◆ **Task directions**
Copy the data exactly; pictures stay out of the copy.
[start Data for this task]
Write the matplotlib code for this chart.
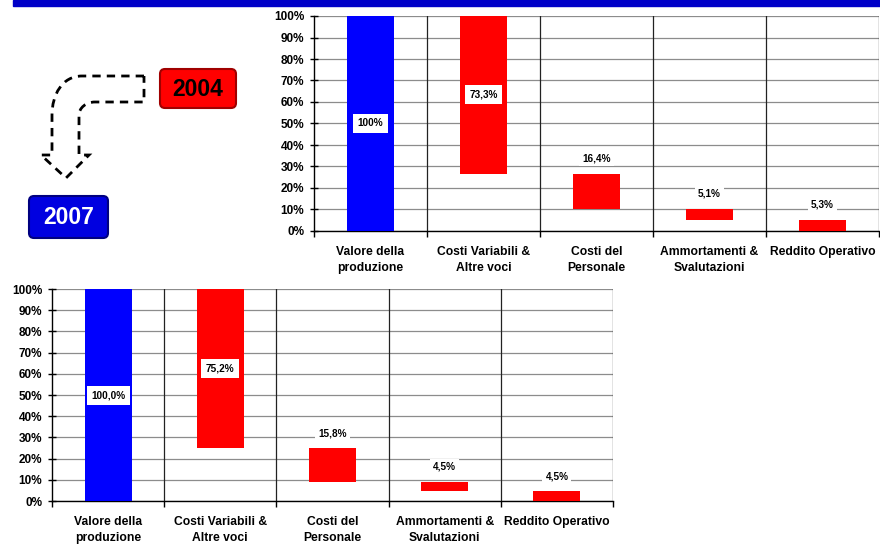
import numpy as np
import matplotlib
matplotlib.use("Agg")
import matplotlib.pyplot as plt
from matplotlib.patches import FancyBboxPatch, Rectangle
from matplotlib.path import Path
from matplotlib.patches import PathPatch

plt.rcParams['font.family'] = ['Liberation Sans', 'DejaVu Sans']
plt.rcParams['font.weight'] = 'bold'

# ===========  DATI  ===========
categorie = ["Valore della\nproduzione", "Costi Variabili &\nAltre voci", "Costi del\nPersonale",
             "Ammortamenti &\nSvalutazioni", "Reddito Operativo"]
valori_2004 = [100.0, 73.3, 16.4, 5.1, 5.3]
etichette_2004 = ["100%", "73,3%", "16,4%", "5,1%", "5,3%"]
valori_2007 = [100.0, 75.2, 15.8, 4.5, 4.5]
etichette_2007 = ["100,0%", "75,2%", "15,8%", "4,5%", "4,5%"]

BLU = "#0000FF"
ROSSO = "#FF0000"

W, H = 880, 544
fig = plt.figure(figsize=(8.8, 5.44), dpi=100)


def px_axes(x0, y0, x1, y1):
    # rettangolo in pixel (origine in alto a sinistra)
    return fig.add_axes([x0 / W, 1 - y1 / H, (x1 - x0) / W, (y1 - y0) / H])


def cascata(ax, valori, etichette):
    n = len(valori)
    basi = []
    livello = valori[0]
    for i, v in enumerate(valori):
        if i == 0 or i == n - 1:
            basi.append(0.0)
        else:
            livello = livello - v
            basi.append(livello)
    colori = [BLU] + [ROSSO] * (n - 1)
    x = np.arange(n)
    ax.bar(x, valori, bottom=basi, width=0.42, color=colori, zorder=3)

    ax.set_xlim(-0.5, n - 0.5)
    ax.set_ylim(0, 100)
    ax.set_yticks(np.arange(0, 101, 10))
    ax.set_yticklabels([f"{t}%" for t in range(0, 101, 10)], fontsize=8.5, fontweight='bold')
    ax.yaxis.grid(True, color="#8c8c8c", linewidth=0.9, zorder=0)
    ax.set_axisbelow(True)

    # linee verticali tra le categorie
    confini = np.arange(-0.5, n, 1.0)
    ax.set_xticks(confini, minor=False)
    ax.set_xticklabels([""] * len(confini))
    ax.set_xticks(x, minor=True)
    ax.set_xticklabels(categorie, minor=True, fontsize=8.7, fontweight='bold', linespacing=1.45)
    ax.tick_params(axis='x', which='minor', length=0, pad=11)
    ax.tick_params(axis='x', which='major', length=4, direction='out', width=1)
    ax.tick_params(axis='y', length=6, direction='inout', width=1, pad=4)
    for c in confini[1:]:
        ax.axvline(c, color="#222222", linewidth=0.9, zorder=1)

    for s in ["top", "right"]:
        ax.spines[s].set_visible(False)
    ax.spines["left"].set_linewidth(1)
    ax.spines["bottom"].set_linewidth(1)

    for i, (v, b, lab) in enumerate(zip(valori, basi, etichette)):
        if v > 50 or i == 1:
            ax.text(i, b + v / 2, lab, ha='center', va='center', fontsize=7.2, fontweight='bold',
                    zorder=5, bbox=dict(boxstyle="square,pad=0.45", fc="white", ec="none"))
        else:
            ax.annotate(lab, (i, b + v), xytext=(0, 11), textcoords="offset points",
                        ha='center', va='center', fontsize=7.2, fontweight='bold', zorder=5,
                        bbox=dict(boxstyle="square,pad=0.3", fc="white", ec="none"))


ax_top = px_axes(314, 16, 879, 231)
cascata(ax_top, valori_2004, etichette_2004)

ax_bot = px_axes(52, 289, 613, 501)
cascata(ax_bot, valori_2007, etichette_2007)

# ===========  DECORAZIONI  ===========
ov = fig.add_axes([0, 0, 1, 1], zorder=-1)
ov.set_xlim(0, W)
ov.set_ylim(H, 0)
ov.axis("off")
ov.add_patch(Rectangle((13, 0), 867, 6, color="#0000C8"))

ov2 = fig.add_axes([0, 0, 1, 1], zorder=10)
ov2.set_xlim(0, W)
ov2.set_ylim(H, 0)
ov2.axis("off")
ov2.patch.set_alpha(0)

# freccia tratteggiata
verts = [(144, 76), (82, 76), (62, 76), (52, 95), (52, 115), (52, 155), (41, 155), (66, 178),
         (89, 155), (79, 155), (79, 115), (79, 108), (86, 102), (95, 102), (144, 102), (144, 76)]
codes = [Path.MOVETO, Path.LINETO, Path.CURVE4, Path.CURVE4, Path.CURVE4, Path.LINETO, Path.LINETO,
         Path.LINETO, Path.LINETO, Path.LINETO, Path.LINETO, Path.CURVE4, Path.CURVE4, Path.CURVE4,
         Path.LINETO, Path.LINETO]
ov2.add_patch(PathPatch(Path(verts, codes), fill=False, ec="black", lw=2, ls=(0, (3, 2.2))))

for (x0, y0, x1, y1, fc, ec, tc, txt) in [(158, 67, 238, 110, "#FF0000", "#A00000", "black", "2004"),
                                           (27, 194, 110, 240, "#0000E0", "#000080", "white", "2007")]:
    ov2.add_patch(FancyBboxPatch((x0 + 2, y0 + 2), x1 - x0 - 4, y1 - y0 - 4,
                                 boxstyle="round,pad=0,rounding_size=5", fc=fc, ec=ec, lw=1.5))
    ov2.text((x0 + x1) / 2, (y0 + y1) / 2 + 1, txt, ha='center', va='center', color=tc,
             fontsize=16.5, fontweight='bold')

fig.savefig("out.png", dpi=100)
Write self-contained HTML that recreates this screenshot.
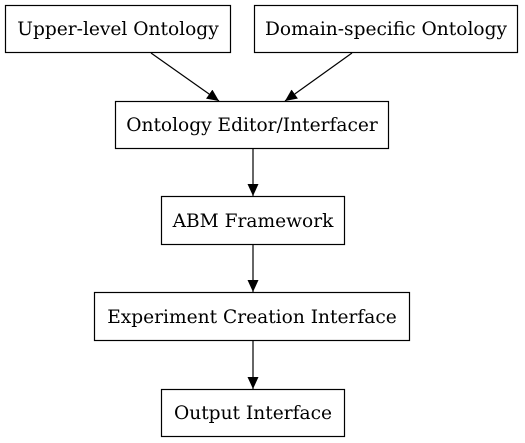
[end Data for this task]
◆ **Answer to this exercise**
Write the matplotlib code for this chart.
import numpy as np
import matplotlib
matplotlib.use("Agg")
import matplotlib.pyplot as plt
from matplotlib.patches import FancyBboxPatch, Rectangle
from matplotlib.path import Path
from matplotlib.patches import PathPatch

plt.rcParams['font.family'] = ['Liberation Sans', 'DejaVu Sans']
plt.rcParams['font.weight'] = 'bold'

# ===========  DATI  ===========
categorie = ["Valore della\nproduzione", "Costi Variabili &\nAltre voci", "Costi del\nPersonale",
             "Ammortamenti &\nSvalutazioni", "Reddito Operativo"]
valori_2004 = [100.0, 73.3, 16.4, 5.1, 5.3]
etichette_2004 = ["100%", "73,3%", "16,4%", "5,1%", "5,3%"]
valori_2007 = [100.0, 75.2, 15.8, 4.5, 4.5]
etichette_2007 = ["100,0%", "75,2%", "15,8%", "4,5%", "4,5%"]

BLU = "#0000FF"
ROSSO = "#FF0000"

W, H = 880, 544
fig = plt.figure(figsize=(8.8, 5.44), dpi=100)


def px_axes(x0, y0, x1, y1):
    # rettangolo in pixel (origine in alto a sinistra)
    return fig.add_axes([x0 / W, 1 - y1 / H, (x1 - x0) / W, (y1 - y0) / H])


def cascata(ax, valori, etichette):
    n = len(valori)
    basi = []
    livello = valori[0]
    for i, v in enumerate(valori):
        if i == 0 or i == n - 1:
            basi.append(0.0)
        else:
            livello = livello - v
            basi.append(livello)
    colori = [BLU] + [ROSSO] * (n - 1)
    x = np.arange(n)
    ax.bar(x, valori, bottom=basi, width=0.42, color=colori, zorder=3)

    ax.set_xlim(-0.5, n - 0.5)
    ax.set_ylim(0, 100)
    ax.set_yticks(np.arange(0, 101, 10))
    ax.set_yticklabels([f"{t}%" for t in range(0, 101, 10)], fontsize=8.5, fontweight='bold')
    ax.yaxis.grid(True, color="#8c8c8c", linewidth=0.9, zorder=0)
    ax.set_axisbelow(True)

    # linee verticali tra le categorie
    confini = np.arange(-0.5, n, 1.0)
    ax.set_xticks(confini, minor=False)
    ax.set_xticklabels([""] * len(confini))
    ax.set_xticks(x, minor=True)
    ax.set_xticklabels(categorie, minor=True, fontsize=8.7, fontweight='bold', linespacing=1.45)
    ax.tick_params(axis='x', which='minor', length=0, pad=11)
    ax.tick_params(axis='x', which='major', length=4, direction='out', width=1)
    ax.tick_params(axis='y', length=6, direction='inout', width=1, pad=4)
    for c in confini[1:]:
        ax.axvline(c, color="#222222", linewidth=0.9, zorder=1)

    for s in ["top", "right"]:
        ax.spines[s].set_visible(False)
    ax.spines["left"].set_linewidth(1)
    ax.spines["bottom"].set_linewidth(1)

    for i, (v, b, lab) in enumerate(zip(valori, basi, etichette)):
        if v > 50 or i == 1:
            ax.text(i, b + v / 2, lab, ha='center', va='center', fontsize=7.2, fontweight='bold',
                    zorder=5, bbox=dict(boxstyle="square,pad=0.45", fc="white", ec="none"))
        else:
            ax.annotate(lab, (i, b + v), xytext=(0, 11), textcoords="offset points",
                        ha='center', va='center', fontsize=7.2, fontweight='bold', zorder=5,
                        bbox=dict(boxstyle="square,pad=0.3", fc="white", ec="none"))


ax_top = px_axes(314, 16, 879, 231)
cascata(ax_top, valori_2004, etichette_2004)

ax_bot = px_axes(52, 289, 613, 501)
cascata(ax_bot, valori_2007, etichette_2007)

# ===========  DECORAZIONI  ===========
ov = fig.add_axes([0, 0, 1, 1], zorder=-1)
ov.set_xlim(0, W)
ov.set_ylim(H, 0)
ov.axis("off")
ov.add_patch(Rectangle((13, 0), 867, 6, color="#0000C8"))

ov2 = fig.add_axes([0, 0, 1, 1], zorder=10)
ov2.set_xlim(0, W)
ov2.set_ylim(H, 0)
ov2.axis("off")
ov2.patch.set_alpha(0)

# freccia tratteggiata
verts = [(144, 76), (82, 76), (62, 76), (52, 95), (52, 115), (52, 155), (41, 155), (66, 178),
         (89, 155), (79, 155), (79, 115), (79, 108), (86, 102), (95, 102), (144, 102), (144, 76)]
codes = [Path.MOVETO, Path.LINETO, Path.CURVE4, Path.CURVE4, Path.CURVE4, Path.LINETO, Path.LINETO,
         Path.LINETO, Path.LINETO, Path.LINETO, Path.LINETO, Path.CURVE4, Path.CURVE4, Path.CURVE4,
         Path.LINETO, Path.LINETO]
ov2.add_patch(PathPatch(Path(verts, codes), fill=False, ec="black", lw=2, ls=(0, (3, 2.2))))

for (x0, y0, x1, y1, fc, ec, tc, txt) in [(158, 67, 238, 110, "#FF0000", "#A00000", "black", "2004"),
                                           (27, 194, 110, 240, "#0000E0", "#000080", "white", "2007")]:
    ov2.add_patch(FancyBboxPatch((x0 + 2, y0 + 2), x1 - x0 - 4, y1 - y0 - 4,
                                 boxstyle="round,pad=0,rounding_size=5", fc=fc, ec=ec, lw=1.5))
    ov2.text((x0 + x1) / 2, (y0 + y1) / 2 + 1, txt, ha='center', va='center', color=tc,
             fontsize=16.5, fontweight='bold')

fig.savefig("out.png", dpi=100)
Write self-contained HTML that recreates this screenshot.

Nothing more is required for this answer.